Strategies for Coaching Emotional Agility
Building emotional agility doesn’t require complex techniques. It requires presence, psychological safety, and a willingness to pause and stay curious. Here are three strategies I often use to support clients in this space:
1. Name It to Tame It
When a client is experiencing a strong emotion, I invite them to slow down and name what’s happening. This might sound like:
- “If you could name the feeling, what would you call it?”
- “Is there more than one emotion showing up here?”
Helping clients to identify and name emotions supports PCC Marker 6.5: Allows the Client to Explore and Express Their Emotions. It also helps them begin to relate to their internal experience with more clarity and compassion.
2. Values-Based Reflection
Emotions often signal when a value is being honoured or violated. When clients feel stuck or reactive, I bring attention to their values with prompts such as:
- “What does this emotion reveal about what’s important to you right now?”

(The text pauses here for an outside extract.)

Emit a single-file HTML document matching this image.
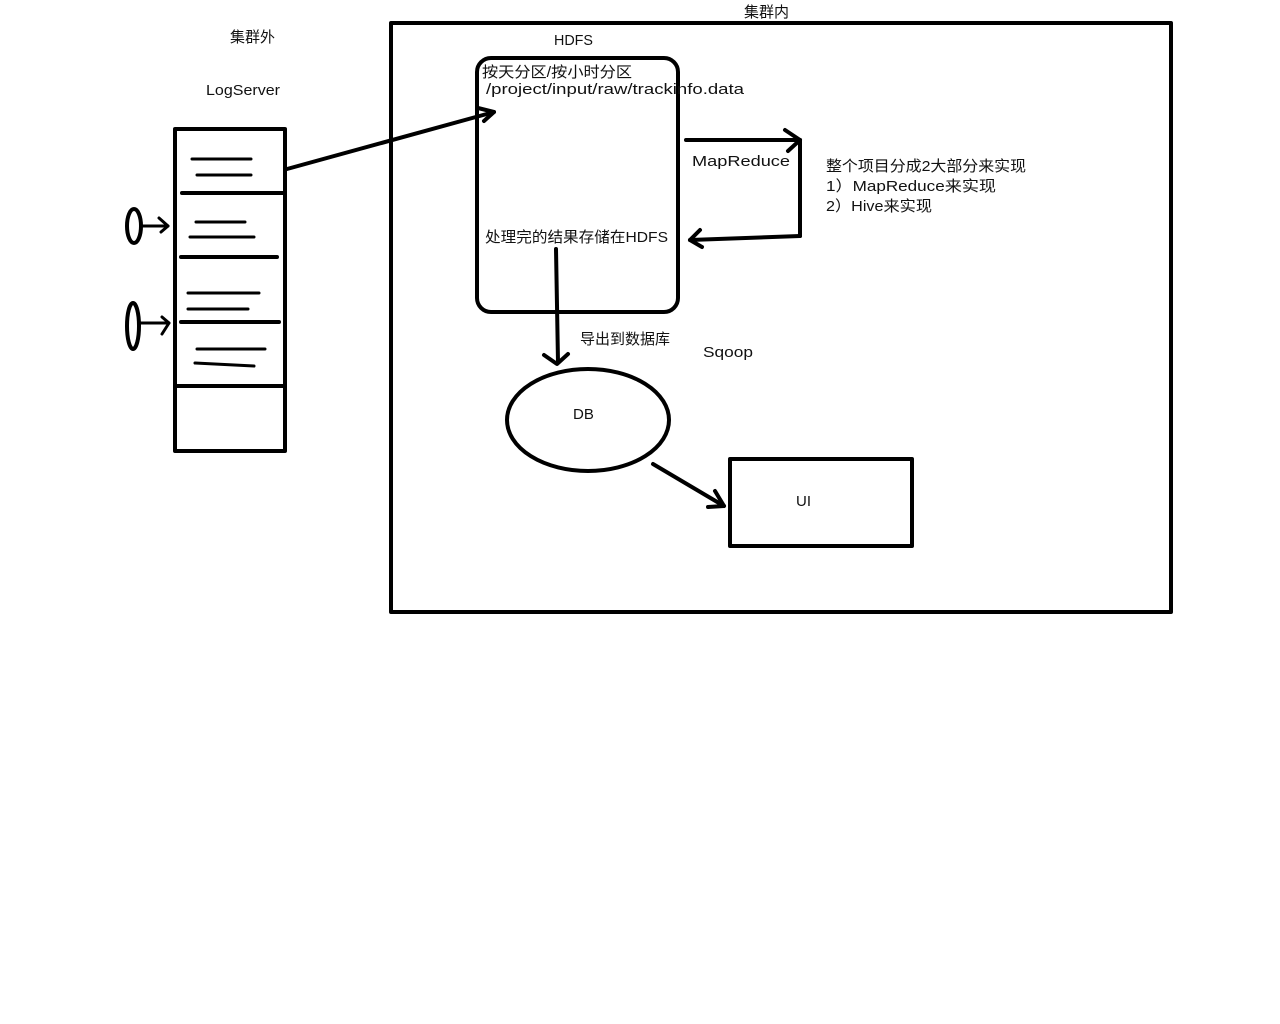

- “Which of your core values might be at play here?”
This approach aligns with PCC Marker 7.5: Invites the Client to Consider How to Move Forward, not through problem-solving but by reconnecting to what matters most.
3. Observer Mindset
When emotions feel overwhelming, I guide clients to step into an observer perspective. A simple prompt like: “If you were watching this interaction on a screen, what would you notice?” can create a moment of distance and awareness.

This technique supports PCC Marker 5.3: Demonstrates Curiosity During the Coaching Process and helps clients become more conscious of their patterns and options.

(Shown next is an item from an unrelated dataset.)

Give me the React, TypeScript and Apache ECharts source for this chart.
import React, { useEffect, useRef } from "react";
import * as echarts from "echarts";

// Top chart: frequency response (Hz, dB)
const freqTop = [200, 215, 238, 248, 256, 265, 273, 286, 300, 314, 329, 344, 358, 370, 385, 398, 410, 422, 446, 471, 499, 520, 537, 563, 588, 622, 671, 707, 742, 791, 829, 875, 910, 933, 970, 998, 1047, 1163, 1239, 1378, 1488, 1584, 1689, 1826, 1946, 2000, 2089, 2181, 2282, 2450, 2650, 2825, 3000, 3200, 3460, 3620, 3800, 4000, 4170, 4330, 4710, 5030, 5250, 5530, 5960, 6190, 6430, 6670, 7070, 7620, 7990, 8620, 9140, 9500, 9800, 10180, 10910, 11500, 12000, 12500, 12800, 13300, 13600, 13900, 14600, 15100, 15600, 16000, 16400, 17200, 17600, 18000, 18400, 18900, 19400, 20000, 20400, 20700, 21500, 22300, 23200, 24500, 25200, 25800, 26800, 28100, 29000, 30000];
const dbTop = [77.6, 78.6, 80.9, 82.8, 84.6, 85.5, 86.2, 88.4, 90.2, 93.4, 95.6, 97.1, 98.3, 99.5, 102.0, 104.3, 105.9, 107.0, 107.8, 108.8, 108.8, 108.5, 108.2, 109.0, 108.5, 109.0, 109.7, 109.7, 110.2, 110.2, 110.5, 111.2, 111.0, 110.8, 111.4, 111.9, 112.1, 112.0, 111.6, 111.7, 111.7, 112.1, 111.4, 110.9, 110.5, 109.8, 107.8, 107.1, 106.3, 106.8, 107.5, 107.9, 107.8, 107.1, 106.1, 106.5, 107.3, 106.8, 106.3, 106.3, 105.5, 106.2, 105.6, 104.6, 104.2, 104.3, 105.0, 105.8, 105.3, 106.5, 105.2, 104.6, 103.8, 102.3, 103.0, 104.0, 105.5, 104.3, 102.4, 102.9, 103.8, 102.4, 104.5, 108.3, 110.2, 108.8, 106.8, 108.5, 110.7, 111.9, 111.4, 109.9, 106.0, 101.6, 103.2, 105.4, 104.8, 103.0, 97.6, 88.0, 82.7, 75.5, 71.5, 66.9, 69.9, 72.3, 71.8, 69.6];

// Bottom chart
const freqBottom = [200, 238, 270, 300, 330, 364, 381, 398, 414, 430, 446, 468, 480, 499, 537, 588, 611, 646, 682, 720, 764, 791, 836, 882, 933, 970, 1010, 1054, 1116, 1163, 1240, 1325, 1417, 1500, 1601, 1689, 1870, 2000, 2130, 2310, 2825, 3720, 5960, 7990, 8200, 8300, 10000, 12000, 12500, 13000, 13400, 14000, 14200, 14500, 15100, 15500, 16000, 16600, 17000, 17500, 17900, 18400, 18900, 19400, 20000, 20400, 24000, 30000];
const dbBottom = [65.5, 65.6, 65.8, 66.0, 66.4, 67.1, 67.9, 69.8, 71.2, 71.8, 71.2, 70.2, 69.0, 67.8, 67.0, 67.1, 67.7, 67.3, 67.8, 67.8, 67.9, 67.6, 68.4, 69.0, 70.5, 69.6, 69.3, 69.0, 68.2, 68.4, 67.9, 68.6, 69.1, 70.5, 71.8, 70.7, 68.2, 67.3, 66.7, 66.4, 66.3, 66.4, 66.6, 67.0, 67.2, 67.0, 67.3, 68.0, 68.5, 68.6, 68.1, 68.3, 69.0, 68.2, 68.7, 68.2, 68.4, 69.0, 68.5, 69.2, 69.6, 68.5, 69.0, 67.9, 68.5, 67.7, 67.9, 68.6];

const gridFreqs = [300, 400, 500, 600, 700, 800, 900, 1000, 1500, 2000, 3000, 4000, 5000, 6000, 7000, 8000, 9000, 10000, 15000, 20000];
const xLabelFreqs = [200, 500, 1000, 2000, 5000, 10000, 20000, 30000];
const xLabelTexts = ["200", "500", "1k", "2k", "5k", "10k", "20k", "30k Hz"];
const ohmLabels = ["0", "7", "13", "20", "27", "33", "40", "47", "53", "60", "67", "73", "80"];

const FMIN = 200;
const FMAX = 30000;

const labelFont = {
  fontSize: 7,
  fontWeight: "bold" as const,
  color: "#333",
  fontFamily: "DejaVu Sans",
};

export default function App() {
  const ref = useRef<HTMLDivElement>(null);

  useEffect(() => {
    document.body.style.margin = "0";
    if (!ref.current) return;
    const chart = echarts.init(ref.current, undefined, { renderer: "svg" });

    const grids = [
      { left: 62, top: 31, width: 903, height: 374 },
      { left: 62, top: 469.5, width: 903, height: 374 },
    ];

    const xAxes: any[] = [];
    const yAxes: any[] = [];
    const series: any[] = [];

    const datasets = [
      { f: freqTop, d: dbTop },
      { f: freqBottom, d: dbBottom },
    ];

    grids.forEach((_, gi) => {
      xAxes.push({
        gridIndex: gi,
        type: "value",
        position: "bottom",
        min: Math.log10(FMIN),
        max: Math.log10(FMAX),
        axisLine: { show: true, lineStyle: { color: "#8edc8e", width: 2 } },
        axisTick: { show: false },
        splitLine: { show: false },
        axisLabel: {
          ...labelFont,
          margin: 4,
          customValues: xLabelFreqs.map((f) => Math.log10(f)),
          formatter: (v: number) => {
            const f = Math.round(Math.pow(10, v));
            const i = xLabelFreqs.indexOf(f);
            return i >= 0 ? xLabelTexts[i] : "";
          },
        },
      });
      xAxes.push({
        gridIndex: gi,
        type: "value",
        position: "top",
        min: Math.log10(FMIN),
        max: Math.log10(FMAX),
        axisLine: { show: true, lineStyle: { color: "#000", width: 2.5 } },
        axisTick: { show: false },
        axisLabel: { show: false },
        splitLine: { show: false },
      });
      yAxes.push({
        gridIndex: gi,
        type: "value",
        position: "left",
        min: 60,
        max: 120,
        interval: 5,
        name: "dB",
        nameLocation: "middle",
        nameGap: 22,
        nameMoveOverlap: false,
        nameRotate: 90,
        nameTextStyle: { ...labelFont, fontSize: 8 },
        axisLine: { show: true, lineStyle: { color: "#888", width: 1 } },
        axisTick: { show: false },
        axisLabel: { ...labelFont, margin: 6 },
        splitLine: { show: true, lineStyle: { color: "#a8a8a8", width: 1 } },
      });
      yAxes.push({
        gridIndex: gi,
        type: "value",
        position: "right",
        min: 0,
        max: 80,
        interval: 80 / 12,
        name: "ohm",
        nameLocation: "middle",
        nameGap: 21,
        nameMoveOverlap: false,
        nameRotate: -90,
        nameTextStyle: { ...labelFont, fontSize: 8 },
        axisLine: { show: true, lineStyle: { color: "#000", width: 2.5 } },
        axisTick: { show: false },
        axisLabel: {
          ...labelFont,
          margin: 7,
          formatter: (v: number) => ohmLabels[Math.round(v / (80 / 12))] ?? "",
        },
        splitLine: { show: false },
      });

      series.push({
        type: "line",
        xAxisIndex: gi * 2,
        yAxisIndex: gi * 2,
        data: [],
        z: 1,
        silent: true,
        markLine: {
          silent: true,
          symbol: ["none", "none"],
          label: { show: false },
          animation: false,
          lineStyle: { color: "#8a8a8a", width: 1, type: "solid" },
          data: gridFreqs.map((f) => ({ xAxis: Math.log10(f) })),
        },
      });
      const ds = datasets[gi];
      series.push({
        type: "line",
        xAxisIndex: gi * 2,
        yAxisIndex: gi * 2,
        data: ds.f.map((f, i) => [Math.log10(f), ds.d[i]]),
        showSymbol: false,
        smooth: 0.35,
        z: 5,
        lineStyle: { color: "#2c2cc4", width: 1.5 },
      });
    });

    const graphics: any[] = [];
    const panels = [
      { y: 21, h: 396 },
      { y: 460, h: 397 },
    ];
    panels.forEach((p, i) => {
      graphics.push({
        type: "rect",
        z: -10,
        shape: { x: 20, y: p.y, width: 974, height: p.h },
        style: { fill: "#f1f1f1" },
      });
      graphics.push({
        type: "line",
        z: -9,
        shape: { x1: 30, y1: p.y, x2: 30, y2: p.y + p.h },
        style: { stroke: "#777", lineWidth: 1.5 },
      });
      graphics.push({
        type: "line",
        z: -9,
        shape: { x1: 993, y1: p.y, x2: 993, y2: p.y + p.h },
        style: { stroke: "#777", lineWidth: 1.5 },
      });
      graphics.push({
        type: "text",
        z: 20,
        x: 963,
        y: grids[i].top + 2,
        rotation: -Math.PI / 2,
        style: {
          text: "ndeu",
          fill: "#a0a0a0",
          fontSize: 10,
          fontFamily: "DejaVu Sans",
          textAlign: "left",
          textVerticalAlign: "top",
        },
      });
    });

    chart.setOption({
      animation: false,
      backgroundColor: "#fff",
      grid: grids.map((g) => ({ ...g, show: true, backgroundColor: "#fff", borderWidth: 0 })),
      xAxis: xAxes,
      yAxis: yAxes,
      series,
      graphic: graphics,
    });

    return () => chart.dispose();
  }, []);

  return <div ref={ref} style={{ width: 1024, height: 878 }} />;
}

Coaching Practice: Self-Reflection and Development
As coaches, we also need emotional agility. This includes noticing when we might be reacting to a client’s discomfort or skipping past an emotional cue. In mentor coaching conversations, I often support coaches to review session transcripts with a focus on emotional presence.
In one case, a coach moved quickly to solution-focused questions when a client expressed feeling “defeated.” Together, we explored what may have been possible if they had acknowledged that feeling and stayed with it. This reflection revealed the coach’s own discomfort with failure—a valuable insight that aligned with Competency 2: Embodies a Coaching Mindset, particularly in the area of self-awareness and ongoing reflective practice.
Questions I often invite coaches to consider include:
- What emotional shifts did I notice in the client, and how did I respond?
- Was there an opportunity to pause and explore further?
- How did I support the client to make meaning of their emotional experience?
Final Thoughts
Emotional agility is not about being emotionally neutral or always positive. It’s about being willing to sit with what arises, stay open, and support the client in making meaning from their experience. As coaches, our ability to model this way of being, through our presence, curiosity, and acceptance, has a direct impact on the depth and effectiveness of our work.
Developing emotional agility is deeply aligned with the ICF Core Competency Model. It lives within presence, listening, and evoking awareness—all essential skills for transformative coaching.